The Navy has talked about setting up large scale exercises for some time. The Design for Maintaining Maritime Superiority 2.0, the Navy’s overarching strategy document released a year ago, called for setting up such an exercise in 2020. Earlier this week, Gilday released a fragmentary order updating Design 2.0, which keeps the planned large scale exercise.
The exercise falls into the time period of the Navy’s traditional biennial Valient Shield drills near Guam that typically comes after the Rim of the Pacific international exercise off Hawaii.
NATO regularly schedules large-scale live exercises of similar scope to test how member nation militaries can integrate their efforts. Last June, roughly 27,000 military personnel participated in Saber Guardian, an exercise held every two years, according to NATO.

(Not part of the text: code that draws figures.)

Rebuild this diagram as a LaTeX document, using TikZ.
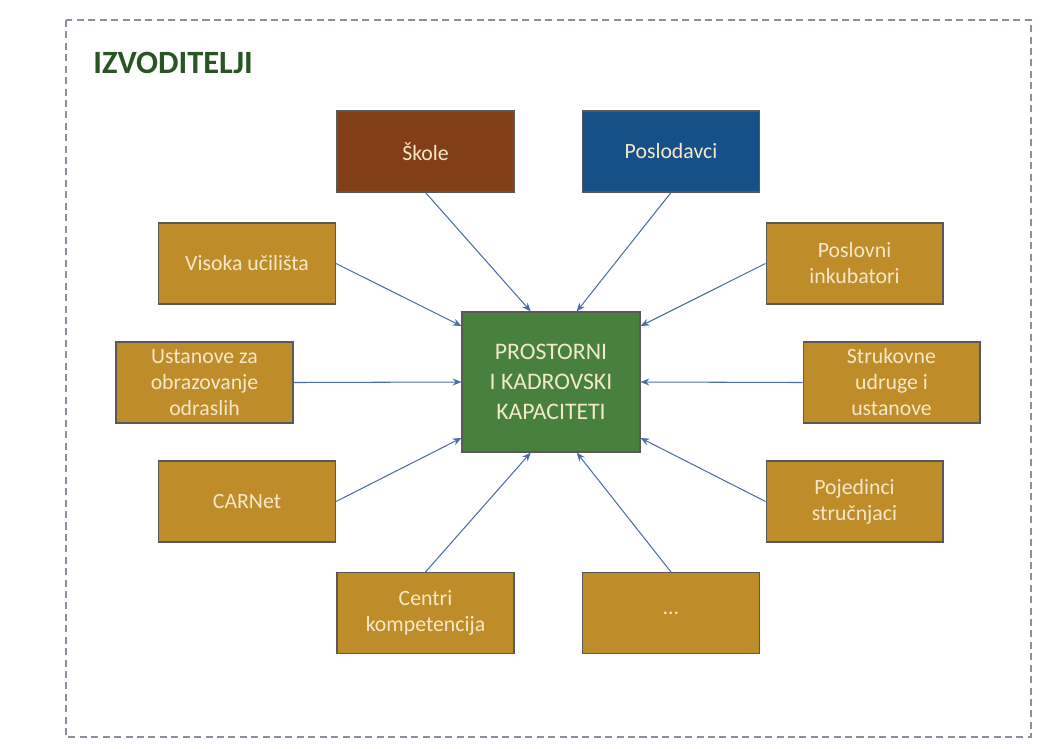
\documentclass[tikz,border=0pt]{standalone}
\usepackage{fontspec}
\setmainfont{Carlito}
\usetikzlibrary{arrows.meta}

\definecolor{zlato}{RGB}{190,140,40}
\definecolor{smeda}{RGB}{132,62,22}
\definecolor{plava}{RGB}{22,80,136}
\definecolor{zelena}{RGB}{72,128,62}
\definecolor{naslovna}{RGB}{40,85,35}
\definecolor{krem}{RGB}{245,232,200}
\definecolor{strelica}{RGB}{75,110,170}
\definecolor{okvir}{RGB}{135,145,160}

\begin{document}
\begin{tikzpicture}[x=0.02cm,y=-0.02cm,
    kutija/.style={draw=black!65,line width=0.6pt,fill=zlato,text=krem,
      minimum width=3.54cm,minimum height=1.62cm,align=center,inner sep=2pt,
      font=\fontsize{12.4}{14.8}\selectfont},
    veza/.style={->,draw=strelica,line width=0.6pt},
    >={Stealth[length=5pt,width=4pt]}]
  \useasboundingbox (0,0) rectangle (1058,748);
  \draw[okvir,line width=0.6pt,dash pattern=on 4pt off 2.5pt] (66,20) rectangle (1031,737);

  \node [anchor=base west,inner sep=0pt,text=naslovna,font=\bfseries\fontsize{18.5}{22}\selectfont] (naslov) at (93,73) {IZVODITELJI};

  \node [kutija,fill=zelena,minimum width=3.56cm,minimum height=2.8cm,
    font=\fontsize{13.5}{17}\selectfont] (0) at (551,382) {PROSTORNI\\I KADROVSKI\\KAPACITETI};
  \node [kutija,fill=smeda] (1) at (425.5,151.5) {Škole};
  \node [kutija,fill=plava] (2) at (671,151.5) {Poslodavci};
  \node [kutija] (3) at (247,263.5) {Visoka učilišta};
  \node [kutija] (4) at (854.5,263.5) {Poslovni\\inkubatori};
  \node [kutija] (5) at (204.5,382.5) {Ustanove za\\obrazovanje\\odraslih};
  \node [kutija] (6) at (891.5,382.5) {Strukovne\\udruge i\\ustanove};
  \node [kutija] (7) at (247,501.5) {CARNet};
  \node [kutija] (8) at (854.5,501.5) {Pojedinci\\stručnjaci};
  \node [kutija] (9) at (425.5,613) {Centri\\kompetencija};
  \node [kutija] (10) at (671,613) {…};

  \draw[veza] (1.south) -- (0.106);
  \draw[veza] (2.south) -- (0.70);
  \draw[veza] (3.east) -- (0.148);
  \draw[veza] (4.west) -- (0.32);
  \draw[veza] (5.east) -- (0.west);
  \draw[veza] (6.west) -- (0.east);
  \draw[veza] (7.east) -- (0.212);
  \draw[veza] (8.west) -- (0.328);
  \draw[veza] (9.north) -- (0.254);
  \draw[veza] (10.north) -- (0.290);
\end{tikzpicture}
\end{document}
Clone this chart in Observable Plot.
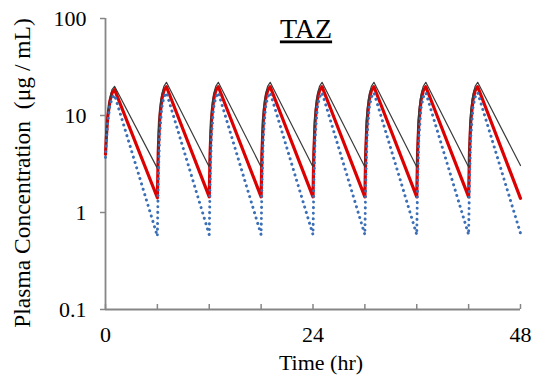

Gilday’s intention is for the Navy to resume large scale exercises starting this summer. He wants this to be an annual event, involving several strike groups – both amphibious ready groups and carrier strike groups. With the cyber domain, he wants the Navy to explore what’s possible and how well these activities can be scaled.
“We have to do a better job of integrating all domains into how we’re going to fight,” Gilday said. “It’s not just bringing everything you can out of the iron you have; it’s leveraging everything you can out of your joint forces.”
The challenge for the Navy, Gilday said, is while threats are evolving, in a decade the Navy will be asked to face these new threats with the systems it currently has. Three-quarters of the current fleet will be in use in 2030, Gilday said. The Navy has to determine how to best use those hulls effectively in future conflicts.
“We can’t continue to use strike groups and [amphibious ready groups] around the world in these constabulary positions,” Gilday said. “The fleet is too small, alright; our capabilities are stacked onto too few ships that are too big. And that needs to change over time.”
Until that change materializes, the Navy has to practice using what it has available. This means integrating aircraft carriers, amphibious warships, surface combatants and submarines into coordinated action. The Navy invested heavily in developing maritime operational centers at fleet commands, and Gilday said now is the time to let fleet commanders test this capability.
“What we need to do is exercise that. We need to do more than wargame it; we need to exercise it,” Gilday said. “And the only way to do that is with iron out there at scale.”